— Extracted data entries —
============

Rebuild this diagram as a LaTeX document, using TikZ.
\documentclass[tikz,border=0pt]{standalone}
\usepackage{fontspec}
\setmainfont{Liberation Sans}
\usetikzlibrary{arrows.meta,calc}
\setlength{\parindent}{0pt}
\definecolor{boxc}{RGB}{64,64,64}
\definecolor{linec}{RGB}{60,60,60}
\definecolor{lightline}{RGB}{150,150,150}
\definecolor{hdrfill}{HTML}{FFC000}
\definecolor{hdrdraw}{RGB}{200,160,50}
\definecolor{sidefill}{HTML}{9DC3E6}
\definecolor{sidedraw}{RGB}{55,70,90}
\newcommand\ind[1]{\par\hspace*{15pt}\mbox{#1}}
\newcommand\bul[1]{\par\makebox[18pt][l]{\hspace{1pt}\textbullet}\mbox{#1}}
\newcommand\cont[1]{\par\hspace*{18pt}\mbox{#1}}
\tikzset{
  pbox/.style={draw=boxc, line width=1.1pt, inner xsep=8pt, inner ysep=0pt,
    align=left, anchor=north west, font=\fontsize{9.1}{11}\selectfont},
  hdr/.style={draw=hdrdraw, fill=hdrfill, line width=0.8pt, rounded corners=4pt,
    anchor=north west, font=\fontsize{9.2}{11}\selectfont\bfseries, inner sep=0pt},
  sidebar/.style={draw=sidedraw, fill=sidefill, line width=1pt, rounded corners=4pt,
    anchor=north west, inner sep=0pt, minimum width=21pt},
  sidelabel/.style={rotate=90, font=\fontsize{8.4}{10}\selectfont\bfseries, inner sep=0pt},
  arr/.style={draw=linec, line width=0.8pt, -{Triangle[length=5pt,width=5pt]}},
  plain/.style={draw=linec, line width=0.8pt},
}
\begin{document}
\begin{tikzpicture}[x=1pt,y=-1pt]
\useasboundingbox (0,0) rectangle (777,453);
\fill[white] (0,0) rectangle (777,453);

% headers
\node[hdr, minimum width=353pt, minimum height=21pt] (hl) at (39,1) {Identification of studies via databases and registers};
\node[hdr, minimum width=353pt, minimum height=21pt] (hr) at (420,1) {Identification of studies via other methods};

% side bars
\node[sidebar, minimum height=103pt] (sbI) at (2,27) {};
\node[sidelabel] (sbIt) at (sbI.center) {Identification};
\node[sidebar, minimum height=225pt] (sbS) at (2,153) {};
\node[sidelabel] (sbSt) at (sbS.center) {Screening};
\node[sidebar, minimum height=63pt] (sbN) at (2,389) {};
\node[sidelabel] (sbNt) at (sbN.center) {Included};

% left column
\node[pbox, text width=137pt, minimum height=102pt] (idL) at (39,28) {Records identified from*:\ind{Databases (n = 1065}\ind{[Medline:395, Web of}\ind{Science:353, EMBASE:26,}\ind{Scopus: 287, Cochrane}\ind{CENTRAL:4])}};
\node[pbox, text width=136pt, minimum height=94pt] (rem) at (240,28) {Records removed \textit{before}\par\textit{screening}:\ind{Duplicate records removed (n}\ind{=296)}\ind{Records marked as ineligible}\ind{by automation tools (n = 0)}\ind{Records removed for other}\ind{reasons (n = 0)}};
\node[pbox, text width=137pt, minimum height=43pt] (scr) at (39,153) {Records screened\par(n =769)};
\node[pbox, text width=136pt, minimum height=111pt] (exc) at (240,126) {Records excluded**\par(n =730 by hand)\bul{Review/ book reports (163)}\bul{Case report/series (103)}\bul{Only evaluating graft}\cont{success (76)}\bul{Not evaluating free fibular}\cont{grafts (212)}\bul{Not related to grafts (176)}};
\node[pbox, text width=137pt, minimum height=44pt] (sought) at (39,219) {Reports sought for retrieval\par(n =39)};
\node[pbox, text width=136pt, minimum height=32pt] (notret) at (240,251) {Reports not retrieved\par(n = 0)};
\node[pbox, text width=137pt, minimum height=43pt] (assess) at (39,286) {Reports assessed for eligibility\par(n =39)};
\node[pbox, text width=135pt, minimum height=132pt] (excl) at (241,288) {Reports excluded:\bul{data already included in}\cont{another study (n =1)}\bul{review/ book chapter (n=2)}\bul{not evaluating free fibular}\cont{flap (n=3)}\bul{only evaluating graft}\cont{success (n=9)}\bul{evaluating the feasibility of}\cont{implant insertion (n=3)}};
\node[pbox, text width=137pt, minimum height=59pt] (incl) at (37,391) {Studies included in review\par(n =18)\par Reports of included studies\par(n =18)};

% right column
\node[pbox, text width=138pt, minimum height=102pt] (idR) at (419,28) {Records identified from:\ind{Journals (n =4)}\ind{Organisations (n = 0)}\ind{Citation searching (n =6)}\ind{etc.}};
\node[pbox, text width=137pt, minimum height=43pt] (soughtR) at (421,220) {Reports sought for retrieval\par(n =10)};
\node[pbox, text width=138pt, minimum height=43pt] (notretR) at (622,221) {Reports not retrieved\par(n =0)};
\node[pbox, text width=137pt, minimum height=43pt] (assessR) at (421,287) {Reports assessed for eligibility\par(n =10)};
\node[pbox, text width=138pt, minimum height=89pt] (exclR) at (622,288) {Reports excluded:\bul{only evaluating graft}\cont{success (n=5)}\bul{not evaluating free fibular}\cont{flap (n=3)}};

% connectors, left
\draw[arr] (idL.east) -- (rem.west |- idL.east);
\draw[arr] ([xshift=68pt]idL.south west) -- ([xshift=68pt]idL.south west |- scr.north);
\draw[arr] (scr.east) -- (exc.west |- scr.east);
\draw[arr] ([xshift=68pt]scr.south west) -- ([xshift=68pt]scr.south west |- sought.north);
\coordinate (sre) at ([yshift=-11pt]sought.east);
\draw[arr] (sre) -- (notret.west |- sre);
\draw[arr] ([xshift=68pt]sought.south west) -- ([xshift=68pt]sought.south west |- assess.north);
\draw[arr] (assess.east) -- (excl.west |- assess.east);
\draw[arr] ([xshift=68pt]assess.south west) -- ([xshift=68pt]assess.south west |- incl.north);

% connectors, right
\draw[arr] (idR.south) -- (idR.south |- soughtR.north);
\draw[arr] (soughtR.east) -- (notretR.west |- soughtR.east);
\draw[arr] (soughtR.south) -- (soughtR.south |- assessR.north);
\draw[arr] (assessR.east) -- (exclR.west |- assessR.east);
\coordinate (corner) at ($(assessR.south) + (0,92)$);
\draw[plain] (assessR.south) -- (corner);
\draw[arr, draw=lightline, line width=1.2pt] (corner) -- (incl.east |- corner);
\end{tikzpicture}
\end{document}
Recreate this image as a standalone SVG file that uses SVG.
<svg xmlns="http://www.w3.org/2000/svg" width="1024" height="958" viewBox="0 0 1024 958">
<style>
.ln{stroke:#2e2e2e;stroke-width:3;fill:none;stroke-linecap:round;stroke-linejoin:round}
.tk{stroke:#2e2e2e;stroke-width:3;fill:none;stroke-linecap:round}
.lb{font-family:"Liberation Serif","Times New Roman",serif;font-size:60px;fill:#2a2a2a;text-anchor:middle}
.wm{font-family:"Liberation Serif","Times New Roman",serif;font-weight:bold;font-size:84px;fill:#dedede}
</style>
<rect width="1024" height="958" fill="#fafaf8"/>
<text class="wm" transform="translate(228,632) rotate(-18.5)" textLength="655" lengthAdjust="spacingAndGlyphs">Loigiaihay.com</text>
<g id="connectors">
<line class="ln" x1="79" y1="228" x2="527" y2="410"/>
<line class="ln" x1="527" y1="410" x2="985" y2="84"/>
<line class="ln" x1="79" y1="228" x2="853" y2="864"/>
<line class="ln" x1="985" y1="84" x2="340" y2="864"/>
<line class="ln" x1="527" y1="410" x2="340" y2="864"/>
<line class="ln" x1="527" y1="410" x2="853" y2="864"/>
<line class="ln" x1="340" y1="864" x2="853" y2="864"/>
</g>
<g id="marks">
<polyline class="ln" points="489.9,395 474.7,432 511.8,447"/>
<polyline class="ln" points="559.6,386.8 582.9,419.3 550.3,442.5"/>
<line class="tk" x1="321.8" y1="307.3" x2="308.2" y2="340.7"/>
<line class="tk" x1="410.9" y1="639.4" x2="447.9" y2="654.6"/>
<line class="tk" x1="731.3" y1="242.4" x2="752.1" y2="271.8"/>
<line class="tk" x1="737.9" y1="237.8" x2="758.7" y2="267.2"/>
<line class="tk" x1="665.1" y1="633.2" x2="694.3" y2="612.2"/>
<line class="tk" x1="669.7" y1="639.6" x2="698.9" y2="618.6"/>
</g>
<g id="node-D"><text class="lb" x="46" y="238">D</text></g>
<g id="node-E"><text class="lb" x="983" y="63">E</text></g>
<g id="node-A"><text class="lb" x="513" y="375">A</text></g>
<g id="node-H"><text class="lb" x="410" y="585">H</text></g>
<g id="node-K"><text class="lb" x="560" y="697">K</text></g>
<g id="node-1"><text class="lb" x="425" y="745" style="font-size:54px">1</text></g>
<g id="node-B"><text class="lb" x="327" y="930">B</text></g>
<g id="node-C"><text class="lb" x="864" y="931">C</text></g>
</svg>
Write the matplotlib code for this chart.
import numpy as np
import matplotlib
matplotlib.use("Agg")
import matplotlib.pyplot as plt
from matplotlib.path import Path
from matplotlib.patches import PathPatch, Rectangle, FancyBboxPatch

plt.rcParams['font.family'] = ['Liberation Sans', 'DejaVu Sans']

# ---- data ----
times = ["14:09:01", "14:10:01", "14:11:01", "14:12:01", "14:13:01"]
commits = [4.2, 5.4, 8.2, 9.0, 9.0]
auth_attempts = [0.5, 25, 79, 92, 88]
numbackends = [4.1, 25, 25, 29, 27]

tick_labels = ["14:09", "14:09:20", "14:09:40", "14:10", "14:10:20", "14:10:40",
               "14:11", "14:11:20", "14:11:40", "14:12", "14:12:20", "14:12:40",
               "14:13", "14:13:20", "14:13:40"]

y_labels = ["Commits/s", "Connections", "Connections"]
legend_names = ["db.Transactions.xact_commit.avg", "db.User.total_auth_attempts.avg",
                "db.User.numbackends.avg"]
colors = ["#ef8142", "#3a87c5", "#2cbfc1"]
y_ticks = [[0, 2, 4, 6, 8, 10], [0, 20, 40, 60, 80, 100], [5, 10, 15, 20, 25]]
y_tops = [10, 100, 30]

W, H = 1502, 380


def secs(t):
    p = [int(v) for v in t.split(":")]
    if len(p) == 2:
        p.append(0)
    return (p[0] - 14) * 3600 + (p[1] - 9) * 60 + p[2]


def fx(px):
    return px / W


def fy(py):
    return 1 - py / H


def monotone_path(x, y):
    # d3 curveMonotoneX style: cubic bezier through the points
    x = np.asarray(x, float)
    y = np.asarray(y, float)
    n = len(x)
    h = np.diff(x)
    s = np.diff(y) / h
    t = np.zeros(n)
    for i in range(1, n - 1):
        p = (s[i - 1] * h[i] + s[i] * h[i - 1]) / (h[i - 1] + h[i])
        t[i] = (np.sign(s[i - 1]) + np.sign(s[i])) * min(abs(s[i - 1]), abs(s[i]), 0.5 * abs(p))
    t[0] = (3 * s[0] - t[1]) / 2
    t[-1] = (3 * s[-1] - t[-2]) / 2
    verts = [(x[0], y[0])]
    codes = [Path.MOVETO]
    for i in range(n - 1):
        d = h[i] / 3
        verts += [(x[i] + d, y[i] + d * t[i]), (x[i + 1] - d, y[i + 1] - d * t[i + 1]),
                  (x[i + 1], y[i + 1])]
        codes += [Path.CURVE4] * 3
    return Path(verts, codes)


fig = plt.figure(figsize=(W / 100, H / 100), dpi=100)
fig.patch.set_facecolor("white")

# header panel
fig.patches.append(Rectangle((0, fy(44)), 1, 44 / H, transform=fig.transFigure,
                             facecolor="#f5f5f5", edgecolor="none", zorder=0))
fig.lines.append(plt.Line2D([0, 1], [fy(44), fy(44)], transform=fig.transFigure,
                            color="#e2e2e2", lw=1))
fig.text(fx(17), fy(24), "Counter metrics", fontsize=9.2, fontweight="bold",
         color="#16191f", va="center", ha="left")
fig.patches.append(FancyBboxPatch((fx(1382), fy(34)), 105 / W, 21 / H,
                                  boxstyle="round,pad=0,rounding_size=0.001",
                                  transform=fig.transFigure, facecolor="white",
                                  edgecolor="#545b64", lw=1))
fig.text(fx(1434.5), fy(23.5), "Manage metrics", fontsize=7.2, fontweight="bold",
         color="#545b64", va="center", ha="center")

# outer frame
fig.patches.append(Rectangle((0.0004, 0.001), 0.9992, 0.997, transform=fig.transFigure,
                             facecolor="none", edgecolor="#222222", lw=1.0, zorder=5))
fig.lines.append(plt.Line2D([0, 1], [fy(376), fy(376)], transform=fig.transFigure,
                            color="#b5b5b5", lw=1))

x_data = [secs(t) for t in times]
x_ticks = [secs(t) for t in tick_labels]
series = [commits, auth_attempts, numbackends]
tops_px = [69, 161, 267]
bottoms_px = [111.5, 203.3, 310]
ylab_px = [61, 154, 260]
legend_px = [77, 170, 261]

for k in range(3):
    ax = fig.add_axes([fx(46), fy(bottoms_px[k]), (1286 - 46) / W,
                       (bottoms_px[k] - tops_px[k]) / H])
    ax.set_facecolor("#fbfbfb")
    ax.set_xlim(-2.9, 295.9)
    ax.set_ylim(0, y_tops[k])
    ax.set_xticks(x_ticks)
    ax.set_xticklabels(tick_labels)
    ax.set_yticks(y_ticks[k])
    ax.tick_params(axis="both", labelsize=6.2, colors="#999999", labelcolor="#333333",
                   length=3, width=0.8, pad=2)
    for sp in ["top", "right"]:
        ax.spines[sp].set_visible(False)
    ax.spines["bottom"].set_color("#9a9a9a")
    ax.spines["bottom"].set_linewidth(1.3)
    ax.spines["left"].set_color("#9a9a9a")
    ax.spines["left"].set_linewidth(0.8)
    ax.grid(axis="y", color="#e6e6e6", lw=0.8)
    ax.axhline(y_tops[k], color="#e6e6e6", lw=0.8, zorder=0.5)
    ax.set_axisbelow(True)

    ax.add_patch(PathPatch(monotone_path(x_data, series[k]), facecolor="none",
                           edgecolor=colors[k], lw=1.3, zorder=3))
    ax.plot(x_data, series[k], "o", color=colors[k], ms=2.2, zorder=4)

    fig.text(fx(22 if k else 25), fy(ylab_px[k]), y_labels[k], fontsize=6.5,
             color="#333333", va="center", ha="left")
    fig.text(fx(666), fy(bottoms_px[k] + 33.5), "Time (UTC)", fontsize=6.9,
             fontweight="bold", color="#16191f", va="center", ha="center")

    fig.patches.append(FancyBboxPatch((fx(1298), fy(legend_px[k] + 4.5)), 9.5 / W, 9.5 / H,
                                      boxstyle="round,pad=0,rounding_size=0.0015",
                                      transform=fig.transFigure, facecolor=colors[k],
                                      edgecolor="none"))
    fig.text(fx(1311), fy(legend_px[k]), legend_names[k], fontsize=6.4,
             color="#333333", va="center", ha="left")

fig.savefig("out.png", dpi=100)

============

— Exercise brief —
Exactly as they stand, set down the lines from the top of the data through the line with "(sbNt) at (sbN.center)".

— Solution to the exercise —
Rebuild this diagram as a LaTeX document, using TikZ.
\documentclass[tikz,border=0pt]{standalone}
\usepackage{fontspec}
\setmainfont{Liberation Sans}
\usetikzlibrary{arrows.meta,calc}
\setlength{\parindent}{0pt}
\definecolor{boxc}{RGB}{64,64,64}
\definecolor{linec}{RGB}{60,60,60}
\definecolor{lightline}{RGB}{150,150,150}
\definecolor{hdrfill}{HTML}{FFC000}
\definecolor{hdrdraw}{RGB}{200,160,50}
\definecolor{sidefill}{HTML}{9DC3E6}
\definecolor{sidedraw}{RGB}{55,70,90}
\newcommand\ind[1]{\par\hspace*{15pt}\mbox{#1}}
\newcommand\bul[1]{\par\makebox[18pt][l]{\hspace{1pt}\textbullet}\mbox{#1}}
\newcommand\cont[1]{\par\hspace*{18pt}\mbox{#1}}
\tikzset{
  pbox/.style={draw=boxc, line width=1.1pt, inner xsep=8pt, inner ysep=0pt,
    align=left, anchor=north west, font=\fontsize{9.1}{11}\selectfont},
  hdr/.style={draw=hdrdraw, fill=hdrfill, line width=0.8pt, rounded corners=4pt,
    anchor=north west, font=\fontsize{9.2}{11}\selectfont\bfseries, inner sep=0pt},
  sidebar/.style={draw=sidedraw, fill=sidefill, line width=1pt, rounded corners=4pt,
    anchor=north west, inner sep=0pt, minimum width=21pt},
  sidelabel/.style={rotate=90, font=\fontsize{8.4}{10}\selectfont\bfseries, inner sep=0pt},
  arr/.style={draw=linec, line width=0.8pt, -{Triangle[length=5pt,width=5pt]}},
  plain/.style={draw=linec, line width=0.8pt},
}
\begin{document}
\begin{tikzpicture}[x=1pt,y=-1pt]
\useasboundingbox (0,0) rectangle (777,453);
\fill[white] (0,0) rectangle (777,453);

% headers
\node[hdr, minimum width=353pt, minimum height=21pt] (hl) at (39,1) {Identification of studies via databases and registers};
\node[hdr, minimum width=353pt, minimum height=21pt] (hr) at (420,1) {Identification of studies via other methods};

% side bars
\node[sidebar, minimum height=103pt] (sbI) at (2,27) {};
\node[sidelabel] (sbIt) at (sbI.center) {Identification};
\node[sidebar, minimum height=225pt] (sbS) at (2,153) {};
\node[sidelabel] (sbSt) at (sbS.center) {Screening};
\node[sidebar, minimum height=63pt] (sbN) at (2,389) {};
\node[sidelabel] (sbNt) at (sbN.center) {Included};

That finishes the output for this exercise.